> WHAT TO PRODUCE
Quote every line below exactly and skip any picture.

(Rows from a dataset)
------

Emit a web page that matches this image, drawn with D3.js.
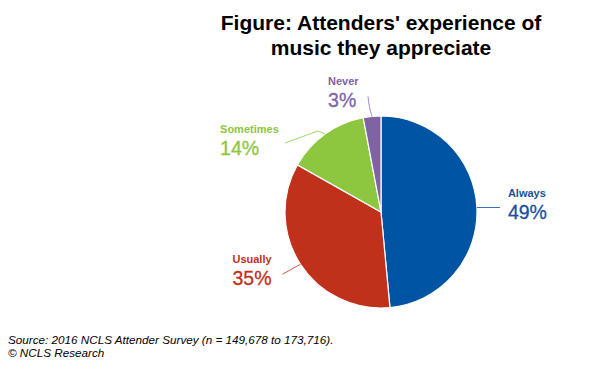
<!DOCTYPE html>
<html><head><meta charset="utf-8">
<script src="https://cdn.jsdelivr.net/npm/d3@7"></script>
<style>body{margin:0;background:#fff}svg{display:block}</style>
</head><body>
<svg id="c" width="613" height="376"></svg>
<script>
const categories = ["Always", "Usually", "Sometimes", "Never"];
const values = [49, 35, 14, 3];
const labels = ["49%", "35%", "14%", "3%"];
const colors = ["#0054A4", "#C0311C", "#8DC63F", "#7E63A5"];
const textColors = ["#1B4F9C", "#C0311C", "#8DC63F", "#7E63A5"];
const titleLines = ["Figure: Attenders' experience of", "music they appreciate"];
const sourceLines = ["Source: 2016 NCLS Attender Survey (n = 149,678 to 173,716).", "\u00A9 NCLS Research"];

const svg = d3.select("#c");
const cx = 381, cy = 212, R = 96;
const g = svg.append("g").attr("transform", `translate(${cx},${cy})`);
const data = categories.map((c, i) => ({cat: c, value: values[i], label: labels[i], i}));
const pie = d3.pie().sort(null).value(d => d.value);
const arcs = pie(data);
const arc = d3.arc().innerRadius(0).outerRadius(R);
g.selectAll("path.slice").data(arcs).join("path")
  .attr("class", "slice")
  .attr("d", arc)
  .attr("fill", d => colors[d.data.i])
  .attr("stroke", "#fff").attr("stroke-width", 1.2);

// label layout (relative offsets of leader-line end and text)
const layout = {
  Always:    {bend: null, end: [23, 0], text: [31, -11]},
  Usually:   {bend: null, end: [-18, 10], text: [-68, -1]},
  Sometimes: {bend: [-7, -3], end: [-40, 9], text: [-105, -1]},
  Never:     {bend: [-3, -10], end: [-4, -20], text: [-44, -31]}
};
const mid = d => (d.startAngle + d.endAngle) / 2;
const lineColors = ["#3A6DB5", "#D0584A", "#A8D46F", "#9A84BD"];
arcs.forEach(d => {
  const a = mid(d);
  const p0 = [R * Math.sin(a), -R * Math.cos(a)];
  const L = layout[d.data.cat];
  const pts = [p0];
  if (L.bend) pts.push([p0[0] + L.bend[0], p0[1] + L.bend[1]]);
  pts.push([p0[0] + L.end[0], p0[1] + L.end[1]]);
  const line = d.data.cat === "Never" ? d3.line().curve(d3.curveBasis) : d3.line();
  g.append("path").attr("d", line(pts)).attr("fill", "none")
    .attr("stroke", lineColors[d.data.i]).attr("stroke-width", 1);
  const tx = p0[0] + L.text[0], ty = p0[1] + L.text[1];
  g.append("text").attr("x", tx).attr("y", ty)
    .attr("font-family", "Liberation Sans, Arial, sans-serif")
    .attr("font-size", 11).attr("font-weight", "bold")
    .attr("fill", textColors[d.data.i]).text(d.data.cat);
  g.append("text").attr("x", tx).attr("y", ty + 22)
    .attr("font-family", "Liberation Sans, Arial, sans-serif")
    .attr("font-size", 19.5).attr("font-weight", "normal")
    .attr("stroke", textColors[d.data.i]).attr("stroke-width", 0.3)
    .attr("fill", textColors[d.data.i]).text(d.data.label);
});

svg.selectAll("text.title").data(titleLines).join("text")
  .attr("class", "title")
  .attr("x", 381).attr("y", (d, i) => 30 + i * 25)
  .attr("text-anchor", "middle")
  .attr("font-family", "Liberation Sans, Arial, sans-serif")
  .attr("font-size", 21).attr("font-weight", "bold").attr("fill", "#000")
  .text(d => d);

svg.selectAll("text.src").data(sourceLines).join("text")
  .attr("class", "src")
  .attr("x", 8).attr("y", (d, i) => 344 + i * 13)
  .attr("font-family", "Liberation Sans, Arial, sans-serif")
  .attr("font-size", 11.7).attr("font-style", "italic").attr("fill", "#000")
  .text(d => d);
</script>
</body></html>
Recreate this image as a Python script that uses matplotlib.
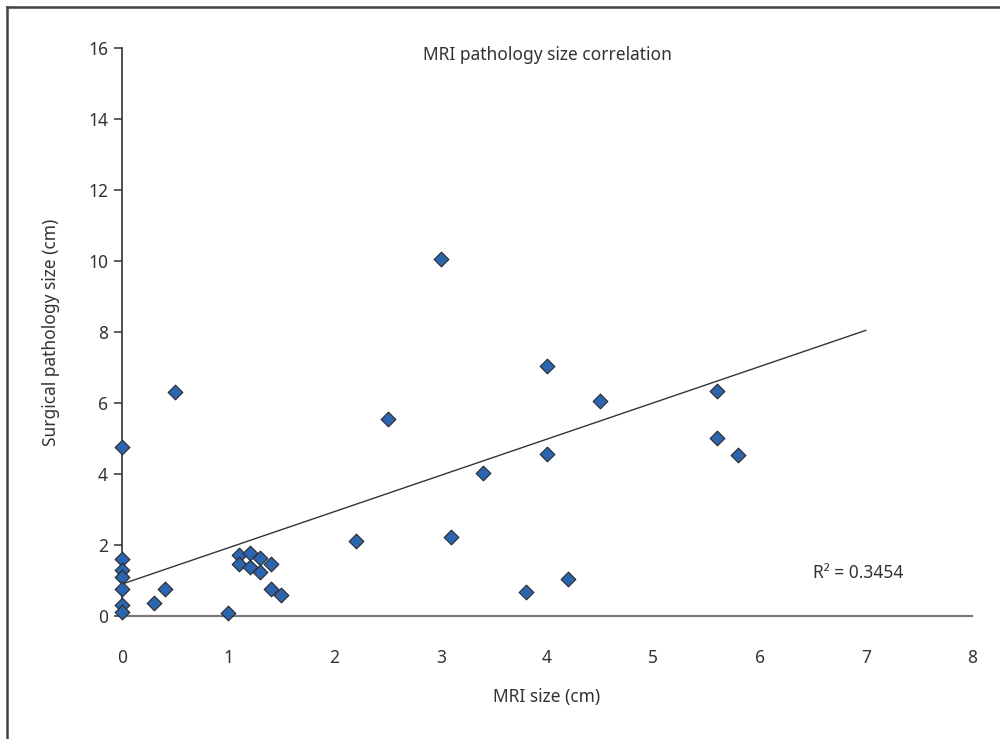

------

> EXERCISE RESPONSE
Emit a web page that matches this image, drawn with D3.js.
<!DOCTYPE html>
<html><head><meta charset="utf-8">
<script src="https://cdn.jsdelivr.net/npm/d3@7"></script>
<style>body{margin:0;background:#fff}svg{display:block}</style>
</head><body>
<svg id="c" width="613" height="376"></svg>
<script>
const categories = ["Always", "Usually", "Sometimes", "Never"];
const values = [49, 35, 14, 3];
const labels = ["49%", "35%", "14%", "3%"];
const colors = ["#0054A4", "#C0311C", "#8DC63F", "#7E63A5"];
const textColors = ["#1B4F9C", "#C0311C", "#8DC63F", "#7E63A5"];
const titleLines = ["Figure: Attenders' experience of", "music they appreciate"];
const sourceLines = ["Source: 2016 NCLS Attender Survey (n = 149,678 to 173,716).", "\u00A9 NCLS Research"];

const svg = d3.select("#c");
const cx = 381, cy = 212, R = 96;
const g = svg.append("g").attr("transform", `translate(${cx},${cy})`);
const data = categories.map((c, i) => ({cat: c, value: values[i], label: labels[i], i}));
const pie = d3.pie().sort(null).value(d => d.value);
const arcs = pie(data);
const arc = d3.arc().innerRadius(0).outerRadius(R);
g.selectAll("path.slice").data(arcs).join("path")
  .attr("class", "slice")
  .attr("d", arc)
  .attr("fill", d => colors[d.data.i])
  .attr("stroke", "#fff").attr("stroke-width", 1.2);

// label layout (relative offsets of leader-line end and text)
const layout = {
  Always:    {bend: null, end: [23, 0], text: [31, -11]},
  Usually:   {bend: null, end: [-18, 10], text: [-68, -1]},
  Sometimes: {bend: [-7, -3], end: [-40, 9], text: [-105, -1]},
  Never:     {bend: [-3, -10], end: [-4, -20], text: [-44, -31]}
};
const mid = d => (d.startAngle + d.endAngle) / 2;
const lineColors = ["#3A6DB5", "#D0584A", "#A8D46F", "#9A84BD"];
arcs.forEach(d => {
  const a = mid(d);
  const p0 = [R * Math.sin(a), -R * Math.cos(a)];
  const L = layout[d.data.cat];
  const pts = [p0];
  if (L.bend) pts.push([p0[0] + L.bend[0], p0[1] + L.bend[1]]);
  pts.push([p0[0] + L.end[0], p0[1] + L.end[1]]);
  const line = d.data.cat === "Never" ? d3.line().curve(d3.curveBasis) : d3.line();
  g.append("path").attr("d", line(pts)).attr("fill", "none")
    .attr("stroke", lineColors[d.data.i]).attr("stroke-width", 1);
  const tx = p0[0] + L.text[0], ty = p0[1] + L.text[1];
  g.append("text").attr("x", tx).attr("y", ty)
    .attr("font-family", "Liberation Sans, Arial, sans-serif")
    .attr("font-size", 11).attr("font-weight", "bold")
    .attr("fill", textColors[d.data.i]).text(d.data.cat);
  g.append("text").attr("x", tx).attr("y", ty + 22)
    .attr("font-family", "Liberation Sans, Arial, sans-serif")
    .attr("font-size", 19.5).attr("font-weight", "normal")
    .attr("stroke", textColors[d.data.i]).attr("stroke-width", 0.3)
    .attr("fill", textColors[d.data.i]).text(d.data.label);
});

svg.selectAll("text.title").data(titleLines).join("text")
  .attr("class", "title")
  .attr("x", 381).attr("y", (d, i) => 30 + i * 25)
  .attr("text-anchor", "middle")
  .attr("font-family", "Liberation Sans, Arial, sans-serif")
  .attr("font-size", 21).attr("font-weight", "bold").attr("fill", "#000")
  .text(d => d);

svg.selectAll("text.src").data(sourceLines).join("text")
  .attr("class", "src")
  .attr("x", 8).attr("y", (d, i) => 344 + i * 13)
  .attr("font-family", "Liberation Sans, Arial, sans-serif")
  .attr("font-size", 11.7).attr("font-style", "italic").attr("fill", "#000")
  .text(d => d);
</script>
</body></html>
Recreate this image as a Python script that uses matplotlib.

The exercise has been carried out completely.